BS: You bought Silver Birch (Ire), who won a Grand National, early in your career and are now buying horses to go all over the globe but is there a particular aspect of the game that gives you the most pleasure?

MD: Buying the yearlings and seeing them go on and be successful on the racetrack, that's what I love the most. If it's Book 6 at Keeneland or the last day at Fairyhouse, I love trying to find that gem who will go on to justify your opinion, that's a very satisfying aspect of the game.

BS: We're heading into the yearling sale season. Is there any sire you will be looking out for or what is it that you will be looking for?

MD: I would have always been of the opinion that it's all about the horse but I have changed my opinion over the past few years. From experience, I am putting more emphasis on pedigree than I ever did before. Obviously, the mainstay is that you need an athlete, and you need that feeling from a horse, but you need to see how a yearling takes to the sale and see if they are willing. I have bought horses who were not terribly well-behaved at the sale and I regretted it every time.
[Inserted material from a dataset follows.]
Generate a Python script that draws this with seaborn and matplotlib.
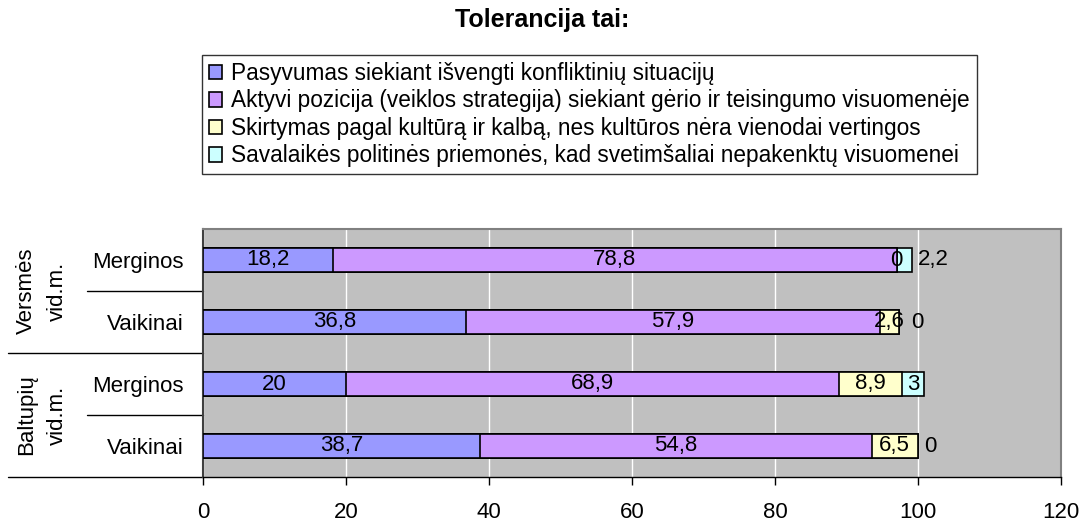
import matplotlib
matplotlib.use("Agg")
import matplotlib.pyplot as plt
import matplotlib.transforms as mtransforms
import seaborn as sns
import pandas as pd
import numpy as np

# ---- data ----
groups = ["Versmės\nvid.m.", "Baltupių\nvid.m."]
subgroups = ["Merginos", "Vaikinai"]
rows = ["Versmės Merginos", "Versmės Vaikinai", "Baltupių Merginos", "Baltupių Vaikinai"]
row_labels = ["Merginos", "Vaikinai", "Merginos", "Vaikinai"]
series = [
    "Pasyvumas siekiant išvengti konfliktinių situacijų",
    "Aktyvi pozicija (veiklos strategija) siekiant gėrio ir teisingumo visuomenėje",
    "Skirtymas pagal kultūrą ir kalbą, nes kultūros nėra vienodai vertingos",
    "Savalaikės politinės priemonės, kad svetimšaliai nepakenktų visuomenei",
]
pasyvumas = [18.2, 36.8, 20, 38.7]
aktyvi = [78.8, 57.9, 68.9, 54.8]
skirtymas = [0, 2.6, 8.9, 6.5]
savalaikes = [2.2, 0, 3, 0]
values = [pasyvumas, aktyvi, skirtymas, savalaikes]
colors = ["#9999FF", "#CC99FF", "#FFFFCC", "#CCFFFF"]
title = "Tolerancija tai:"
xticks = [0, 20, 40, 60, 80, 100, 120]

sns.set_theme(style="white")
plt.rcParams["font.family"] = ["Liberation Sans", "DejaVu Sans"]
plt.rcParams["text.color"] = "black"
plt.rcParams["xtick.color"] = "black"
plt.rcParams["ytick.color"] = "black"
plt.rcParams["xtick.labelcolor"] = "black"
plt.rcParams["ytick.labelcolor"] = "black"
FS = 16

fig = plt.figure(figsize=(10.85, 5.23), dpi=100)
W, H = 1085, 523
ax = fig.add_axes([203 / W, 1 - 477 / H, (1061 - 203) / W, (477 - 229) / H])
ax.set_facecolor("#C0C0C0")

vals = np.array(values)
cum = np.cumsum(vals, axis=0)

# draw cumulative bars from longest to shortest -> stacked look
for i in range(len(series) - 1, -1, -1):
    df = pd.DataFrame({"row": rows, "val": cum[i]})
    sns.barplot(data=df, x="val", y="row", order=rows, orient="h", color=colors[i],
                saturation=1, width=0.39, edgecolor="black", linewidth=1.2, ax=ax,
                label=series[i], zorder=3)
if ax.get_legend() is not None:
    ax.get_legend().remove()

ax.set_xlim(0, 120)
ax.set_ylim(3.5, -0.5)
ax.set_xticks(xticks)
ax.set_xticklabels([str(t) for t in xticks], fontsize=FS)
ax.grid(axis="x", color="white", linewidth=1, zorder=0)
ax.set_axisbelow(True)
ax.set_xlabel("")
ax.set_ylabel("")
ax.set_yticks(range(len(rows)))
ax.set_yticklabels(row_labels, fontsize=FS)
ax.tick_params(axis="y", length=0, pad=14)
ax.tick_params(axis="x", length=6, width=1, color="black", direction="out", pad=12, bottom=True)

for s in ["top", "right"]:
    ax.spines[s].set_color("#808080")
    ax.spines[s].set_linewidth(1.5)
ax.spines["left"].set_color("#404040")
ax.spines["left"].set_linewidth(1.5)
ax.spines["bottom"].set_color("black")
ax.spines["bottom"].set_linewidth(1)

# data labels
def fmt(v):
    return ("%g" % v).replace(".", ",")

px = 120 / (1061 - 203)
fig.canvas.draw()
renderer = fig.canvas.get_renderer()
inv = ax.transData.inverted()
for r in range(len(rows)):
    prev_txt = None
    for i in range(len(series)):
        v = vals[i, r]
        start = cum[i, r] - v
        if i == len(series) - 1 and (v == 0 or vals[i - 1, r] == 0):
            xpos = cum[i, r] + 6 * px
            if prev_txt is not None:
                bb = prev_txt.get_window_extent(renderer)
                xr = inv.transform((bb.x1, 0))[0]
                xpos = max(xpos, xr + 6 * px)
            ax.text(xpos, r, fmt(v), ha="left", va="center", fontsize=FS, zorder=5)
        else:
            prev_txt = ax.text(start + v / 2, r, fmt(v), ha="center", va="center",
                               fontsize=FS, zorder=5)

# group labels and separator lines
trans = mtransforms.blended_transform_factory(fig.transFigure, ax.transData)
for g, name in enumerate(groups):
    ax.text(42 / W, 2 * g + 0.5, name, rotation=90, ha="center", va="center",
            fontsize=FS, transform=trans, multialignment="center", linespacing=1.65)
for y, x0 in [(0.5, 87), (1.5, 8), (2.5, 87), (3.5, 8)]:
    ax.plot([x0 / W, 203 / W], [y, y], color="black", linewidth=1, transform=trans, clip_on=False)

# legend
handles, labels = ax.get_legend_handles_labels()
order = [labels.index(s) for s in series]
leg = fig.legend([handles[k] for k in order], [labels[k] for k in order],
                 loc="upper left", bbox_to_anchor=(202 / W, 1 - 55 / H),
                 fontsize=16.3, frameon=True, fancybox=False, shadow=False,
                 handlelength=0.6, handleheight=0.6, handletextpad=0.4,
                 labelspacing=0.2, borderpad=0.3, borderaxespad=0)
leg.get_frame().set_edgecolor("black")
leg.get_frame().set_linewidth(1)

fig.text(0.5, 1 - 20 / H, title, ha="center", va="center", fontsize=18, fontweight="bold")

fig.savefig("out.png", dpi=100)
It's all about temperament and your gut feeling but I'm putting more emphasis on pedigree and sire-power now.

BS: And on that, what sires will you be looking out for?

MD: It's all about horses who want to please and, for me, Mehmas (Ire) seems to instill that in his horses. It doesn't seem to matter what they are, how the look or what way they are bred, they want to win. Even at a low level, they might be rated just 50, but they try. The Frankels (GB) and the horses on the Dubawi (Ire) line, they really try and have great minds. That will to win is what you need.